Issue note: How cities are utilizing the power of non-formal and informal learning to respond to the COVID-19 crisis
A new UNESCO issue note, produced by the UNESCO Institute for Lifelong Learning (UIL), aims to support education policy-makers and planners in utilizing the power of non-formal and informal learning to respond to the COVID-19 crisis. It explains lessons learned and suggests concrete measures for action.
In almost all countries affected by the COVID-19 pandemic, cities are the epicentres of infection and the frontlines for dealing with the vast implications of this public health emergency. In pursuit of effective education responses, many cities have mobilized cross-sectoral resources and are promoting, supporting and developing a variety of non-formal and informal learning initiatives to ensure continuity of education and equip and empower citizens with multi-faceted tools to face the crisis.
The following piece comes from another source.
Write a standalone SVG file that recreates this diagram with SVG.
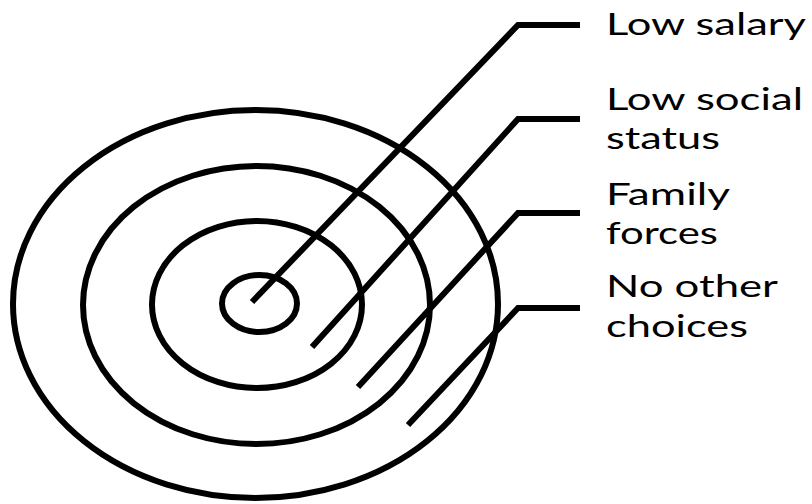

Non-formal and informal learning initiatives represent additional opportunities to reach underserved communities, promote relevant learning outcomes and organize flexible and efficient programmes. These inherently adaptable learning modalities are well-suited to rapidly changing circumstances, such as those surrounding COVID-19, and have therefore become a critical part of many cities’ educational response to the pandemic, underpinning urban resilience and the capacity to recover from crises.
Non-formal and informal learning initiatives have demonstrated their advantage in addressing the needs of the population in general and of vulnerable groups in particular, such as students from low socio-economic backgrounds, ageing populations, people with disabilities, individuals with underlying health conditions, migrants and refugees, and women and girls, who have been disproportionately affected in the context of the pandemic.
The crucial role of non-formal and informal education and learning has been increasingly acknowledged in discussions and proposed solutions to the COVID-19 crisis. To a great extent, this is due to the necessary closure of formal education schools due to the pandemic, but also because municipal governments tend to have a more direct influence on non-formal than formal education at the local level. Furthermore, non-formal and informal learning are well-suited modalities for learning programmes designed to change people’s behaviour and ways of thinking, which has become a priority as the pandemic spreads rapidly.
The issue note, How cities are utilizing the power of non-formal and informal learning to respond to the COVID-19 crisis, not only shares various lessons from past practices and the current crisis but also provides practical tips for designing policy interventions. UNESCO Education Sector’s issue notes cover key topics related to the COVID-19 education response. This is one of the several issue notes produced by UIL.